На некоторое время Назар завис посреди гостиной, уставившись на одну из стен, полностью увешанную полками, на которых в огромном множестве выставлены были, как в лавке товаров народного промысла, аутентичные глиняные тарелочки, глеки, макитры, горшочки, узварки и даже юшник. Будто бы хозяйка в принципе в подобном что-то да понимала. Глядя на все это великолепие, Назар осторожно спросил:

— А это кто у вас коллекционирует?

— Мама, — сказал Даня и улыбнулся, — только это не то, чтобы коллекция. Ну вернее… она сама это все сделала.

— Как сама? В смысле?

— Ну хобби у нее такое. Гончарство.

— Серьезно? То есть вот прямо своими руками? — Назар быстро глянул на Данилу.

— Не чужими же! — хмыкнул Даня, и вышло очень похоже на мать. — Я один раз, правда, попробовал. По-моему, это скучно.

— Но красиво же, — пробормотал Назар и приблизился вплотную к полкам. Протянул руку, коснулся небольшой чарочки на ножке из красной глины, аккуратно расписанной васильками. Улыбнулся точно, как минуту назад Данила. И проговорил: — Когда она научилась?

— Не знаю, всегда умела.

Значит, давно.

В следующий раз его задержала лестница. Не потому что он так хотел, а потому что она сама — его удерживала. На стене вдоль нее висели снимки в рамках. Много Данилы, много Данилы с Олексой и двумя одинаковыми девочками. Дитой и Витой, — услужливо подсказала память.

Много Данилы и Миланы.

И Миланы тоже.

В белой кружевной сорочке, с волосами, заплетенными в косу и… Назар сглотнул. Тяжко, с усилием.

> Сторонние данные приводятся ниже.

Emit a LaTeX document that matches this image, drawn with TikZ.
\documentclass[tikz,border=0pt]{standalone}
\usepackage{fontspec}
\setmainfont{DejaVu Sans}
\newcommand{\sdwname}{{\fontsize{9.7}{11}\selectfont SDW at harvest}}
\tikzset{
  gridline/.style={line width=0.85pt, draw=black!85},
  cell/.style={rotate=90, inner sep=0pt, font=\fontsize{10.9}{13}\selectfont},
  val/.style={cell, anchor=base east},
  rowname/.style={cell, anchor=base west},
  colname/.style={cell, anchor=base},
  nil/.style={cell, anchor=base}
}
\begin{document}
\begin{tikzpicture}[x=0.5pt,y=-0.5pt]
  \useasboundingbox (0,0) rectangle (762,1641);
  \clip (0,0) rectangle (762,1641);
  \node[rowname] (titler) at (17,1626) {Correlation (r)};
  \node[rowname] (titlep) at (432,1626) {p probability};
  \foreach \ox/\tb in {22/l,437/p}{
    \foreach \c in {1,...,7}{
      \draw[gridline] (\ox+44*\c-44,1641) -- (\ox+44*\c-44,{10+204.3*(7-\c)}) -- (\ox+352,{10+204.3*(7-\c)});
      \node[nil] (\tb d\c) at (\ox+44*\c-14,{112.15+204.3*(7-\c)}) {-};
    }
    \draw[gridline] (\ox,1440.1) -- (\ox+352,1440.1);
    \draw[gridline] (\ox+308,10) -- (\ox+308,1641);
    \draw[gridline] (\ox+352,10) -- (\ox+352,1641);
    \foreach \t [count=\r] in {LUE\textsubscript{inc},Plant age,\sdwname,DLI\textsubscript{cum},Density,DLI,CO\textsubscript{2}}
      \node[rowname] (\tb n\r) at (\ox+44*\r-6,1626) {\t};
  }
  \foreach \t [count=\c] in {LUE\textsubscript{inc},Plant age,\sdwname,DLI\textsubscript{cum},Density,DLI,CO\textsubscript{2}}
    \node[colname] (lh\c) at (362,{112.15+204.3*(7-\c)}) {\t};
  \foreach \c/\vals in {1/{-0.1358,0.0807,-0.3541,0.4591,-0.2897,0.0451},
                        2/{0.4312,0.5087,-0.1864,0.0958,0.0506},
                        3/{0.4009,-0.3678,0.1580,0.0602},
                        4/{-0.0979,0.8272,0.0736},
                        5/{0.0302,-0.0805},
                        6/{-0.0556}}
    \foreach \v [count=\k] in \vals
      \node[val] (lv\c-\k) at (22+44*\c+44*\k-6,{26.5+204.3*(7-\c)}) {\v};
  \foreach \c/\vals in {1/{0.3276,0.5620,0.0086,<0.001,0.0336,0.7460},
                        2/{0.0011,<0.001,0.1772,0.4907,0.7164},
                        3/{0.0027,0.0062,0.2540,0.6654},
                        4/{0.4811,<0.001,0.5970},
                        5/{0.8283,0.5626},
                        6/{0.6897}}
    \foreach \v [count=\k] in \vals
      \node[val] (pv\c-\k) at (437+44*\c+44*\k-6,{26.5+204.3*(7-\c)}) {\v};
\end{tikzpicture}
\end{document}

На ее груди нарядной гирляндой лежали разноцветные лускавки. Лускавки бабы Мотри, те самые. Не баламуты, не кораллы, а именно лускавки с маленьким латунным крестиком. Потому что не принято их мешать с другими бусами. Назар взялся за поручень, чтобы остаться стоять спокойно. И замер, удерживая самого себя от резких движений.

— А это где?

— Наверное, мероприятие какое-то. Такое лучше у мамы спросить, — сказал Данька, внимательно разглядывая фотографию, будто и сам ее первый раз видит, а потом резко развернулся к Назару и спросил: — А правда это бусы твоей бабушки? Я когда маленький был, она мне их трогать не разрешала, говорила, что их разбить можно.

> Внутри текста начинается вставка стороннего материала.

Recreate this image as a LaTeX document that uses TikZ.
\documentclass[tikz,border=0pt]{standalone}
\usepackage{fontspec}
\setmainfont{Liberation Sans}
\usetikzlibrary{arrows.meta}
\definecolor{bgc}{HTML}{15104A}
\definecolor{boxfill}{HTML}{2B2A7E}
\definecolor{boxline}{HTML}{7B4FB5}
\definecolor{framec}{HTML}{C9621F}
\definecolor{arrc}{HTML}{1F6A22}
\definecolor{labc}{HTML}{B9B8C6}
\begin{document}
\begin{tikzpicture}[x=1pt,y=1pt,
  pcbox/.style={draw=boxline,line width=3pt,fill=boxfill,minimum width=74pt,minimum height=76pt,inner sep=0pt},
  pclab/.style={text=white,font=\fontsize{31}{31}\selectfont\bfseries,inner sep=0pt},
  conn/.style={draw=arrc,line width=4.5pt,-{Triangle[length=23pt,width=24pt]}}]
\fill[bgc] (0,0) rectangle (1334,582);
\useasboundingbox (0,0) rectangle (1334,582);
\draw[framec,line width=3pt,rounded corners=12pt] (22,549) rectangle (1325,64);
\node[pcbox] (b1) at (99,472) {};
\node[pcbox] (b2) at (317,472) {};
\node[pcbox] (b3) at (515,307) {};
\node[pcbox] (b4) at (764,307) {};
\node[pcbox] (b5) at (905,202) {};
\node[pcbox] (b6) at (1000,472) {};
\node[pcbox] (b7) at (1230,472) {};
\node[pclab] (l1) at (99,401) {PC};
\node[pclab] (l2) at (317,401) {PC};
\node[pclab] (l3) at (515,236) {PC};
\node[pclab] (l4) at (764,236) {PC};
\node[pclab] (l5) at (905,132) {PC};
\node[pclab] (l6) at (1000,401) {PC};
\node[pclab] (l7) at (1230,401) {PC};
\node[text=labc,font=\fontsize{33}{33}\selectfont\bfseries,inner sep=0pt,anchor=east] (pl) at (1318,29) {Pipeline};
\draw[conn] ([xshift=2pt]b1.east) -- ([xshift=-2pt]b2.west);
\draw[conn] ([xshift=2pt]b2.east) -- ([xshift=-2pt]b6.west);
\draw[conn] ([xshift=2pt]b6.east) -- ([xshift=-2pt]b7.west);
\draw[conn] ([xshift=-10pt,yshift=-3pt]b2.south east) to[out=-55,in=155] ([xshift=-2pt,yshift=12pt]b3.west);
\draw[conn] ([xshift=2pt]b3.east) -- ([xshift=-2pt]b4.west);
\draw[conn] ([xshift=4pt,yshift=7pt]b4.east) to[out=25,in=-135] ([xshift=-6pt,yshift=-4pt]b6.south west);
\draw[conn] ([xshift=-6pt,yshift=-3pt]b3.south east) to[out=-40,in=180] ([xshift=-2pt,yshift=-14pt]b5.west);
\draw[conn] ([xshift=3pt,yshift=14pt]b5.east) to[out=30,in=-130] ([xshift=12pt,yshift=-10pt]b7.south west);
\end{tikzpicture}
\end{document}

— Можно… они как елочные игрушки. Я в детстве раздавил одну бусину, когда баба Мотря давала играть… тебе прабабушка, получается. Их твоя мама в скрыне нашла, а я ей подарил, — Шамрай замолчал. Было больно. Горело. Не понимал, как с этим справиться. Не понимал, как относиться к тому, что ничего давно уже нет, а бусы она сохранила. И он, оказывается, сохранил… сохранил ее смех, сохранил свой голос, повторявший ей: пацёрка моя. Сохранил до мельчайших подробностей свой вопрос: «Замуж за меня пойдешь, и останется намысто у тебя, а ты — у меня». И ее серьезный ответ: «А ты учиться пойдешь».